Under his charge, the family business becomes profitable again. Zhiyong's wife Lu Yuhan wins his heart after a series of selfless acts for his cause. Working in tandem with a former scholar, Sun Maocai, who becomes Qiao's advisor, Qiao Zhiyong opens up tea routes from the Wuyi Mountains, the heart of Chinese tea cultivation, to the Russian Empire and becomes a renowned tea merchant.

Success with tea merchandising stirs Qiao's interest in banking. With his father-in-law's help Qiao becomes a famous financier, determined to achieve a dream of facilitating national trade by erecting banking posts (票號, an early form of banking institution) throughout China. His fame however lands him in serious trouble with the Qing imperial court and with Empress Dowager Cixi, who forces him to finance the government's campaign against the Taiping rebels.

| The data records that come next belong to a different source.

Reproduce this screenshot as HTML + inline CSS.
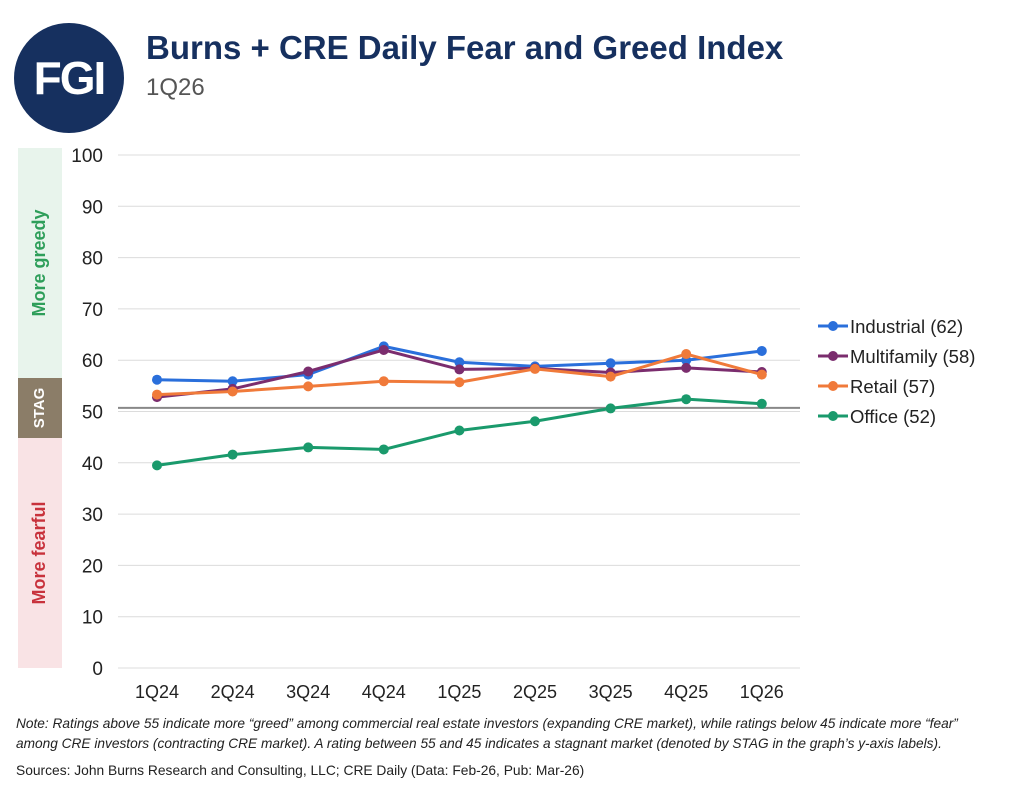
<!DOCTYPE html>
<html><head><meta charset="utf-8"><style>
body{margin:0;width:1015px;height:787px;background:#fff;font-family:"Liberation Sans",sans-serif;overflow:hidden;position:relative}
.abs{position:absolute}
</style></head><body>
<div class="abs" style="left:14px;top:23px;width:110px;height:110px;border-radius:50%;background:#16305f;color:#fff;font-weight:bold;font-size:46px;line-height:110px;text-align:center;letter-spacing:-2px">FGI</div>
<div class="abs" style="left:146px;top:29px;font-size:33px;font-weight:bold;color:#16305f">Burns + CRE Daily Fear and Greed Index</div>
<div class="abs" style="left:146px;top:74px;font-size:24px;color:#555">1Q26</div>
<div class="abs" style="left:16px;top:714px;font-size:13.7px;font-style:italic;color:#222;line-height:20px;width:1000px;white-space:nowrap">Note: Ratings above 55 indicate more “greed” among commercial real estate investors (expanding CRE market), while ratings below 45 indicate more “fear”<br>among CRE investors (contracting CRE market). A rating between 55 and 45 indicates a stagnant market (denoted by STAG in the graph’s y-axis labels).</div>
<div class="abs" style="left:16px;top:763px;font-size:13.8px;color:#222">Sources: John Burns Research and Consulting, LLC; CRE Daily (Data: Feb-26, Pub: Mar-26)</div>
<svg id="chart" class="abs" style="left:0;top:0" width="1015" height="787"></svg>
<script>
const categories=["1Q24","2Q24","3Q24","4Q24","1Q25","2Q25","3Q25","4Q25","1Q26"];
const industrial=[56.2,55.9,57.2,62.7,59.6,58.8,59.4,60.0,61.8];
const multifamily=[52.8,54.4,57.8,62.0,58.2,58.4,57.6,58.5,57.7];
const retail=[53.3,53.9,54.9,55.9,55.7,58.3,56.8,61.2,57.2];
const office=[39.5,41.6,43.0,42.6,46.3,48.1,50.6,52.4,51.5];
const yTicks=[0,10,20,30,40,50,60,70,80,90,100];
const seriesNames=["Industrial (62)","Multifamily (58)","Retail (57)","Office (52)"];
const refValue=50.7;
const svg=document.getElementById('chart');const NS="http://www.w3.org/2000/svg";
function y(v){return 668-v*5.13;}
function x(i){return 157+i*75.6;}
function mk(t,a,p){const e=document.createElementNS(NS,t);for(const k in a)e.setAttribute(k,a[k]);(p||svg).appendChild(e);return e;}
let b=mk('rect',{x:18,y:148,width:44,height:230,fill:'#e8f4ec'});
b=mk('rect',{x:18,y:378,width:44,height:60,fill:'#8b7d68'});
b=mk('rect',{x:18,y:438,width:44,height:230,fill:'#f9e3e5'});
let t=mk('text',{x:40,y:263,transform:'rotate(-90 40 263)','text-anchor':'middle','dominant-baseline':'middle','font-size':18,'font-weight':'bold',fill:'#2e9e5a'});t.textContent='More greedy';
t=mk('text',{x:40,y:408,transform:'rotate(-90 40 408)','text-anchor':'middle','dominant-baseline':'middle','font-size':15,'font-weight':'bold',fill:'#fff'});t.textContent='STAG';
t=mk('text',{x:40,y:553,transform:'rotate(-90 40 553)','text-anchor':'middle','dominant-baseline':'middle','font-size':18,'font-weight':'bold',fill:'#c8323c'});t.textContent='More fearful';
yTicks.forEach(v=>{const l=mk('line',{x1:118,x2:800,y1:y(v),y2:y(v),stroke:'#dcdcdc','stroke-width':1});
const tx=mk('text',{x:103,y:y(v)+7,'text-anchor':'end','font-size':19,fill:'#222'});tx.textContent=v;});
categories.forEach((c,i)=>{const tx=mk('text',{x:x(i),y:698,'text-anchor':'middle','font-size':18,fill:'#222'});tx.textContent=c;});
const ref=mk('line',{x1:118,x2:800,y1:y(refValue),y2:y(refValue),stroke:'#888','stroke-width':2});
const data=[industrial,multifamily,retail,office];const colors=['#2a6fdb','#7b2d6e','#f07a3a','#1a9a6c'];
[3,0,1,2].forEach(s=>{const g=mk('g',{});
const p=mk('polyline',{points:data[s].map((v,i)=>x(i)+','+y(v)).join(' '),fill:'none',stroke:colors[s],'stroke-width':3},g);
data[s].forEach((v,i)=>{const c=mk('circle',{cx:x(i),cy:y(v),r:5,fill:colors[s]},g);});});
seriesNames.forEach((n,s)=>{const yy=326+s*30;const g=mk('g',{});
mk('line',{x1:818,x2:848,y1:yy,y2:yy,stroke:colors[s],'stroke-width':3},g);mk('circle',{cx:833,cy:yy,r:5,fill:colors[s]},g);
const tx=mk('text',{x:850,y:yy+7,'font-size':18.5,fill:'#222'},g);tx.textContent=n;});
</script>
</body></html>
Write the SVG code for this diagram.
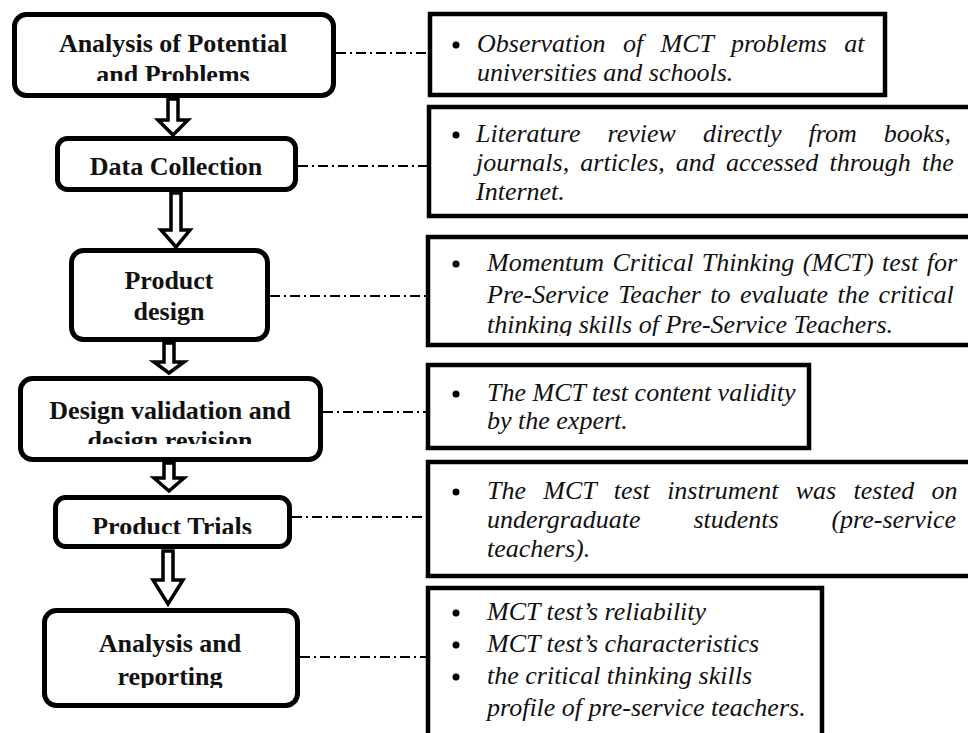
<svg xmlns="http://www.w3.org/2000/svg" width="968" height="733" viewBox="0 0 968 733">
<style>
.lbox{fill:#fff;stroke:#000;stroke-width:5}
.rbox{fill:#fff;stroke:#000;stroke-width:4.5}
.lt{font-family:"Liberation Serif","Times New Roman",serif;font-weight:bold;font-size:26px;text-anchor:middle;fill:#111}
.rt{font-family:"Liberation Serif","Times New Roman",serif;font-style:italic;font-size:26px;fill:#111}
.arr{fill:#fff;stroke:#000;stroke-width:3.5;stroke-linejoin:miter}
.dd{fill:none;stroke:#000;stroke-width:2;stroke-dasharray:10 4 2 4}
.bul{fill:#000}
</style>
<defs>
<clipPath id="c1"><rect x="0" y="0" width="400" height="81"/></clipPath>
<clipPath id="c4"><rect x="0" y="380" width="400" height="64"/></clipPath>
<clipPath id="c5"><rect x="0" y="500" width="400" height="34"/></clipPath>
<clipPath id="c6"><rect x="0" y="612" width="400" height="76"/></clipPath>
<clipPath id="cr3"><rect x="430" y="240" width="540" height="96"/></clipPath>
</defs>
<rect width="968" height="733" fill="#fff"/>
<g id="connectors">
<line class="dd" x1="336" y1="53" x2="428" y2="53"/>
<line class="dd" x1="298" y1="166" x2="427" y2="166"/>
<line class="dd" x1="270" y1="296" x2="426" y2="296"/>
<line class="dd" x1="323" y1="412" x2="426" y2="412"/>
<line class="dd" x1="292" y1="517" x2="426" y2="517"/>
<line class="dd" x1="300" y1="657" x2="426" y2="657"/>
<polygon class="arr" points="168,99 178,99 178,120 188,120 173,135 158,120 168,120"/>
<polygon class="arr" points="171,193 181,193 181,230 190,230 176,247 161,230 171,230"/>
<polygon class="arr" points="164,343 174,343 174,362 184,362 169,373 154,362 164,362"/>
<polygon class="arr" points="164,463 174,463 174,478 184,478 169,491 154,478 164,478"/>
<polygon class="arr" points="163,551 173,551 173,580 183,580 168,604 153,580 163,580"/>
</g>
<g id="n1">
<rect class="lbox" x="14.5" y="14.5" width="319" height="81" rx="12"/>
<g clip-path="url(#c1)"><text class="lt" x="173" y="52">Analysis of Potential</text><text class="lt" x="173" y="83">and Problems</text></g>
</g>
<g id="n2">
<rect class="lbox" x="57.5" y="138.5" width="238" height="51" rx="10"/>
<text class="lt" x="176" y="175">Data Collection</text>
</g>
<g id="n3">
<rect class="lbox" x="71.5" y="250.5" width="196" height="89" rx="12"/>
<text class="lt" x="169" y="289">Product</text><text class="lt" x="169" y="320">design</text>
</g>
<g id="n4">
<rect class="lbox" x="20.5" y="378.5" width="300" height="81" rx="12"/>
<g clip-path="url(#c4)"><text class="lt" x="170" y="419">Design validation and</text><text class="lt" x="170" y="449">design revision</text></g>
</g>
<g id="n5">
<rect class="lbox" x="55.5" y="497.5" width="234" height="49" rx="10"/>
<g clip-path="url(#c5)"><text class="lt" x="172" y="535">Product Trials</text></g>
</g>
<g id="n6">
<rect class="lbox" x="44.5" y="610.5" width="253" height="95" rx="12"/>
<g clip-path="url(#c6)"><text class="lt" x="170" y="652">Analysis and</text><text class="lt" x="170" y="685">reporting</text></g>
</g>
<g id="r1">
<rect class="rbox" x="430" y="14" width="455" height="81"/>
<circle class="bul" cx="456" cy="45" r="3.5"/>
<text class="rt" x="477" y="52" word-spacing="10.9">Observation of MCT problems at</text>
<text class="rt" x="477" y="81">universities and schools.</text>
</g>
<g id="r2">
<rect class="rbox" x="429" y="107" width="560" height="109"/>
<circle class="bul" cx="456" cy="135" r="3.5"/>
<text class="rt" x="476" y="142" word-spacing="20.6">Literature review directly from books,</text>
<text class="rt" x="476" y="171" word-spacing="4.6">journals, articles, and accessed through the</text>
<text class="rt" x="476" y="200">Internet.</text>
</g>
<g id="r3">
<rect class="rbox" x="428" y="237" width="560" height="108"/>
<circle class="bul" cx="456" cy="264" r="3.5"/>
<text class="rt" x="487" y="271" word-spacing="2">Momentum Critical Thinking (MCT) test for</text>
<text class="rt" x="487" y="303" word-spacing="2.9">Pre-Service Teacher to evaluate the critical</text>
<g clip-path="url(#cr3)"><text class="rt" x="487" y="333">thinking skills of Pre-Service Teachers.</text></g>
</g>
<g id="r4">
<rect class="rbox" x="428" y="365" width="381" height="83"/>
<circle class="bul" cx="456" cy="394" r="3.5"/>
<text class="rt" x="487" y="401">The MCT test content validity</text>
<text class="rt" x="487" y="429">by the expert.</text>
</g>
<g id="r5">
<rect class="rbox" x="428" y="462" width="560" height="114"/>
<circle class="bul" cx="456" cy="492" r="3.5"/>
<text class="rt" x="487" y="499" word-spacing="10.85">The MCT test instrument was tested on</text>
<text class="rt" x="487" y="528" word-spacing="46.3">undergraduate students (pre-service</text>
<text class="rt" x="487" y="557">teachers).</text>
</g>
<g id="r6">
<rect class="rbox" x="428" y="588" width="394" height="170"/>
<circle class="bul" cx="456" cy="613" r="3.5"/>
<circle class="bul" cx="456" cy="645" r="3.5"/>
<circle class="bul" cx="456" cy="677" r="3.5"/>
<text class="rt" x="487" y="620">MCT test’s reliability</text>
<text class="rt" x="487" y="652">MCT test’s characteristics</text>
<text class="rt" x="487" y="684">the critical thinking skills</text>
<text class="rt" x="487" y="716">profile of pre-service teachers.</text>
</g>
</svg>
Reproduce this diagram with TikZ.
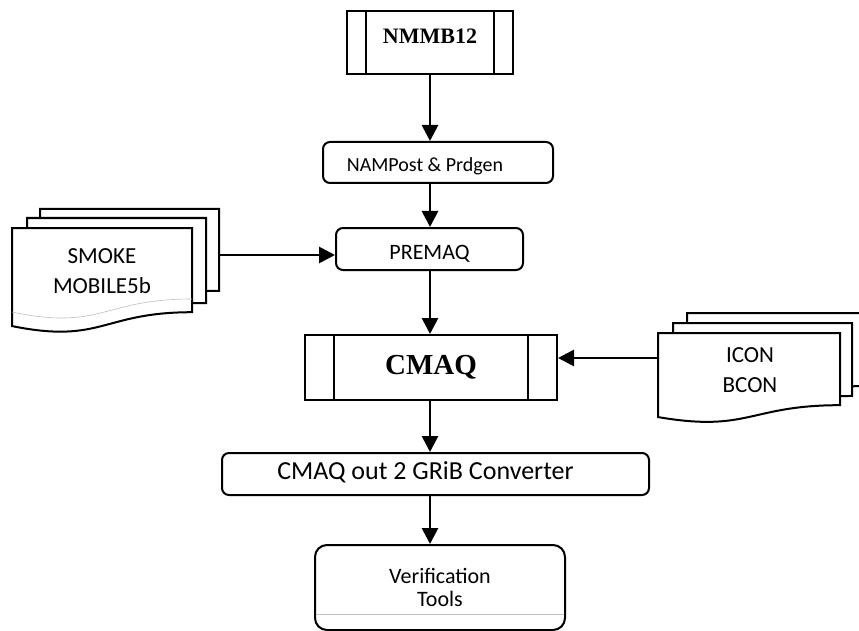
\documentclass[tikz,border=0pt]{standalone}
\usepackage{fontspec}
\setmainfont{Carlito}
\newfontfamily\timesfont{Liberation Serif}
\usetikzlibrary{positioning, arrows.meta, calc}

% one page of a stacked document shape: x, y (top left), width, height
\newcommand{\docsheet}[4]{%
  \draw[docline] (#1,#2) -- ({#1+#3},#2) -- ({#1+#3},{#2+0.802*#4})
    .. controls ({#1+0.5*#3},{#2+0.802*#4}) and ({#1+0.5*#3},{#2+1.1075*#4})
    .. (#1,{#2+0.934*#4}) -- cycle;}

\begin{document}
\begin{tikzpicture}[x=1pt, y=-1pt,
          pbox/.style={draw, line width=2pt, rounded corners=7pt, fill=white,
                       font=\fontsize{20}{24}\selectfont, align=center},
          sbox/.style={draw, line width=2pt, fill=white,
                       font=\timesfont\bfseries\fontsize{22}{26}\selectfont},
          docline/.style={line width=2pt, fill=white},
          doctext/.style={font=\fontsize{23}{30}\selectfont, align=center},
          band/.style={line width=2pt},
          arr/.style={-{Triangle[length=16pt, width=16pt]}, line width=2.8pt}
        ]
        \useasboundingbox (0,0) rectangle (859,631);
        \clip (0,0) rectangle (859,631);

        % main chain
        \node[sbox, minimum width=166pt, minimum height=63pt, text depth=13pt]
              (nmmb) at (430,43) {NMMB12};
        \node[pbox, minimum width=230pt, minimum height=41pt,
              text height=22pt, text depth=4pt]
              (nampost) at (438,162.5) {NAMPost \& Prdgen\hspace*{26pt}};
        \node[pbox, minimum width=187pt, minimum height=42pt,
              text height=23pt, text depth=2pt, font=\fontsize{22}{26}\selectfont]
              (premaq) at (429.5,249) {PREMAQ};
        \node[sbox, minimum width=252pt, minimum height=65pt,
              font=\timesfont\bfseries\fontsize{29}{34}\selectfont]
              (cmaq) at (431,367.5) {CMAQ};
        \node[pbox, minimum width=427pt, minimum height=42pt, text depth=7pt,
              font=\fontsize{26}{30}\selectfont]
              (conv) at (435.5,474) {CMAQ out 2 GRiB Converter\hspace*{20pt}};
        \node[pbox, rounded corners=12pt, minimum width=250pt, minimum height=85pt,
              font=\fontsize{22}{23}\selectfont]
              (veri) at (440,587.5) {Verification\\Tools};

        % side bands of the predefined processes
        \draw[band] ([xshift=20pt]nmmb.north west) -- ([xshift=20pt]nmmb.south west);
        \draw[band] ([xshift=-20pt]nmmb.north east) -- ([xshift=-20pt]nmmb.south east);
        \draw[band] ([xshift=30pt]cmaq.north west) -- ([xshift=30pt]cmaq.south west);
        \draw[band] ([xshift=-30pt]cmaq.north east) -- ([xshift=-30pt]cmaq.south east);
        \draw[gray!50, line width=0.6pt]
              ($(veri.south west)+(2,-17)$) -- ($(veri.south east)+(-2,-17)$);

        % input documents
        \docsheet{40}{209}{179}{102}
        \docsheet{27}{218}{179}{106}
        \docsheet{12}{228}{180}{105}
        \draw[gray!50, line width=0.6pt]
              (192,299) .. controls (102,299) and (102,331) .. (12,312);
        \node[doctext] (smoke) at (102,271) {SMOKE\\MOBILE5b};
        \coordinate (smokeout) at (219,255);

        \docsheet{687}{313}{182}{91}
        \docsheet{673}{323}{179}{91}
        \docsheet{658}{333}{182}{90}
        \node[doctext] (icon) at (750,370) {ICON\\BCON};
        \coordinate (iconout) at (658,358);

        % flow
        \draw[arr] (nmmb.south) -- (nmmb.south |- nampost.north);
        \draw[arr] (nmmb.south |- nampost.south) -- (nmmb.south |- premaq.north);
        \draw[arr] (nmmb.south |- premaq.south) -- (nmmb.south |- cmaq.north);
        \draw[arr] (nmmb.south |- cmaq.south) -- (nmmb.south |- conv.north);
        \draw[arr] (nmmb.south |- conv.south) -- (nmmb.south |- veri.north);
        \draw[arr] (smokeout) -- (smokeout -| premaq.west);
        \draw[arr] (iconout) -- (iconout -| cmaq.east);
      \end{tikzpicture}
\end{document}
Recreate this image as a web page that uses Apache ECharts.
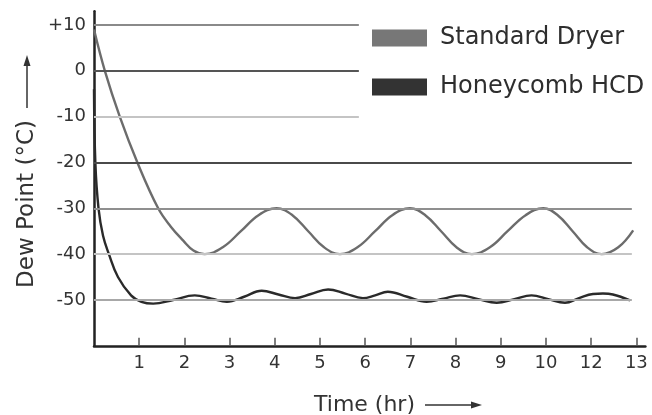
<!DOCTYPE html>
<html>
<head>
<meta charset="utf-8">
<script src="https://cdn.jsdelivr.net/npm/echarts@6/dist/echarts.min.js"></script>
<style>
html,body{margin:0;padding:0;background:#fff;}
#c{width:652px;height:415px;}
</style>
</head>
<body>
<div id="c"></div>
<script>
// ---- data ----
var seriesNames = ['Standard Dryer', 'Honeycomb HCD'];
var xTickValues = [1, 2, 3, 4, 5, 6, 7, 8, 9, 10, 11, 12];
var xTickLabels = ['1', '2', '3', '4', '5', '6', '7', '8', '9', '10', '12', '13'];
var yTickValues = [-50, -40, -30, -20, -10, 0, 10];
var yTickLabels = ['-50', '-40', '-30', '-20', '-10', '0', '+10'];

var standardTime = [0, 0.24, 0.57, 0.96, 1.42, 1.7, 1.97, 2.2, 2.45, 2.85, 3.25, 3.64, 4.04, 4.39, 4.74, 5.09, 5.44, 5.83, 6.22, 6.6, 6.99, 7.33, 7.68, 8.02, 8.36, 8.76, 9.15, 9.55, 9.94, 10.26, 10.59, 10.91, 11.23, 11.6, 11.93];
var standardDew = [9, 0, -10, -20, -30, -34, -37, -39.2, -40, -38.5, -35, -31.5, -30, -31.5, -35, -38.5, -40, -38.5, -35, -31.5, -30, -31.5, -35, -38.5, -40, -38.5, -35, -31.5, -30, -31.5, -35, -38.5, -40, -38.5, -34.8];

var hcdTime = [0, 0.03, 0.1, 0.2, 0.33, 0.53, 0.82, 1.05, 1.31, 1.75, 2.23, 2.6, 2.94, 3.32, 3.71, 4.08, 4.45, 4.8, 5.18, 5.56, 5.95, 6.22, 6.5, 6.93, 7.36, 7.73, 8.1, 8.5, 8.91, 9.3, 9.68, 10.05, 10.42, 10.73, 11.04, 11.26, 11.48, 11.86];
var hcdDew = [-4, -20, -30, -36, -40, -45, -49, -50.4, -50.8, -50.0, -49.0, -49.7, -50.4, -49.3, -48.0, -48.8, -49.6, -48.7, -47.7, -48.6, -49.6, -49.0, -48.2, -49.3, -50.4, -49.7, -49.0, -49.8, -50.6, -49.8, -49.0, -49.8, -50.6, -49.6, -48.7, -48.6, -48.8, -50.1];

// reference lines (dew point levels) and where each one ends on the time axis
var refLevels = [10, 0, -10, -20, -30, -40, -50];
var refEnds = [5.86, 5.86, 5.86, 11.9, 11.9, 11.9, 11.9];
var refColors = ['#8a8a8a', '#555555', '#c4c4c4', '#4a4a4a', '#8f8f8f', '#c4c4c4', '#a8a8a8'];

function zip(a, b) { return a.map(function (v, i) { return [v, b[i]]; }); }

var refLines = refLevels.map(function (lv, i) {
  return [
    { coord: [0, lv], lineStyle: { color: refColors[i], width: 2, type: 'solid' } },
    { coord: [refEnds[i], lv] }
  ];
});

var FONT = 'DejaVu Sans';
var chart = echarts.init(document.getElementById('c'), null, { renderer: 'canvas' });
chart.setOption({
  animation: false,
  backgroundColor: '#ffffff',
  grid: { left: 94, right: 6.6, top: 11.25, bottom: 69.2, outerBoundsMode: 'none' },
  legend: [
    {
      data: [{ name: seriesNames[0], itemStyle: { color: '#777777' } }],
      left: 372, top: 26, padding: 0, icon: 'rect', itemWidth: 55, itemHeight: 17,
      selectedMode: false,
      textStyle: { fontFamily: FONT, fontSize: 24, color: '#2e2e2e', padding: [0, 0, 0, 8] }
    },
    {
      data: [{ name: seriesNames[1], itemStyle: { color: '#333333' } }],
      left: 372, top: 75, padding: 0, icon: 'rect', itemWidth: 55, itemHeight: 17,
      selectedMode: false,
      textStyle: { fontFamily: FONT, fontSize: 24, color: '#2e2e2e', padding: [0, 0, 0, 8] }
    }
  ],
  xAxis: {
    type: 'value', min: 0, max: 12.2, interval: 1,
    axisLine: { show: true, onZero: false, lineStyle: { color: '#222', width: 2.5 } },
    axisTick: { show: true, inside: true, length: 8, customValues: xTickValues, lineStyle: { color: '#555', width: 1.5 } },
    axisLabel: {
      margin: 9, fontFamily: FONT, fontSize: 18, color: '#333',
      customValues: xTickValues,
      formatter: function (v) {
        var i = xTickValues.indexOf(Math.round(v));
        return i >= 0 ? xTickLabels[i] : '';
      }
    },
    splitLine: { show: false }
  },
  yAxis: {
    type: 'value', min: -60, max: 13, interval: 10,
    axisLine: { show: true, onZero: false, lineStyle: { color: '#222', width: 2.5 } },
    axisTick: { show: false },
    axisLabel: {
      margin: 8, fontFamily: FONT, fontSize: 18, color: '#333',
      customValues: yTickValues,
      formatter: function (v) {
        var i = yTickValues.indexOf(Math.round(v));
        return i >= 0 ? yTickLabels[i] : '';
      }
    },
    splitLine: { show: false }
  },
  graphic: [
    { type: 'text', x: 27, y: 204, rotation: Math.PI / 2,
      style: { text: 'Dew Point (°C)', font: '23px "DejaVu Sans"', fill: '#333', align: 'center', verticalAlign: 'middle' } },
    { type: 'line', shape: { x1: 27, y1: 108, x2: 27, y2: 64 }, style: { stroke: '#333', lineWidth: 1.5 } },
    { type: 'polygon', shape: { points: [[27, 55], [23.5, 66], [30.5, 66]] }, style: { fill: '#333' } },
    { type: 'text', x: 415, y: 405,
      style: { text: 'Time (hr)', font: '22px "DejaVu Sans"', fill: '#333', align: 'right', verticalAlign: 'middle' } },
    { type: 'line', shape: { x1: 425, y1: 405, x2: 472, y2: 405 }, style: { stroke: '#333', lineWidth: 1.5 } },
    { type: 'polygon', shape: { points: [[482, 405], [471, 401.5], [471, 408.5]] }, style: { fill: '#333' } }
  ],
  series: [
    {
      name: 'refs', type: 'line', data: [], z: 1, silent: true,
      markLine: { silent: true, symbol: ['none', 'none'], label: { show: false }, animation: false, data: refLines }
    },
    {
      name: seriesNames[0], type: 'line', z: 3, data: zip(standardTime, standardDew),
      smooth: 0.4, showSymbol: false, symbol: 'none',
      color: '#6c6c6c', lineStyle: { color: '#6c6c6c', width: 2.4 }
    },
    {
      name: seriesNames[1], type: 'line', z: 4, data: zip(hcdTime, hcdDew),
      smooth: 0.4, showSymbol: false, symbol: 'none',
      color: '#2a2a2a', lineStyle: { color: '#2a2a2a', width: 2.4 }
    }
  ]
});
</script>
</body>
</html>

The series ends as an elderly Qiao achieves his goal – erecting banking houses throughout China to facilitate trade (汇通天下，货通天下) – but at the expense of spending ten years under ignominious house arrest, and with the country's wealth drained after the First Sino-Japanese War of 1894-95 and the Boxer Protocol of 1901.

==Main cast==
- Chen Jianbin as Qiao Zhiyong (乔致庸)
- Jiang Qinqin as Lu Yuhan (陆玉菡)
- Ma Yili as Jiang Xueying (江雪瑛)
- Ni Dahong as Sun Maocai (孙茂才)
- Lei Kesheng as Lu Dake (陆大可)
- Juanzi as Cao Yuezhi / First Mistress (曹月枝/大太太)
- Wang Huichun as Hu Ruanpu (胡沅浦)
- Ma Weifu as Cui Mingjiu (崔鸣九)

==Historical accuracy==

While the series follow the chronological events of Qiao Zhiyong's life, screenwriter Zhu Xiuhai employ some artistic license in depicting Qiao's "romances". The characters Lu Yuhan, Qiao's wife, and Jiang Xueying, Qiao's cousin, are fictitious. In reality Qiao Zhiyong had six successive wives (each died after succeeding a previous wife), since he lived a long life.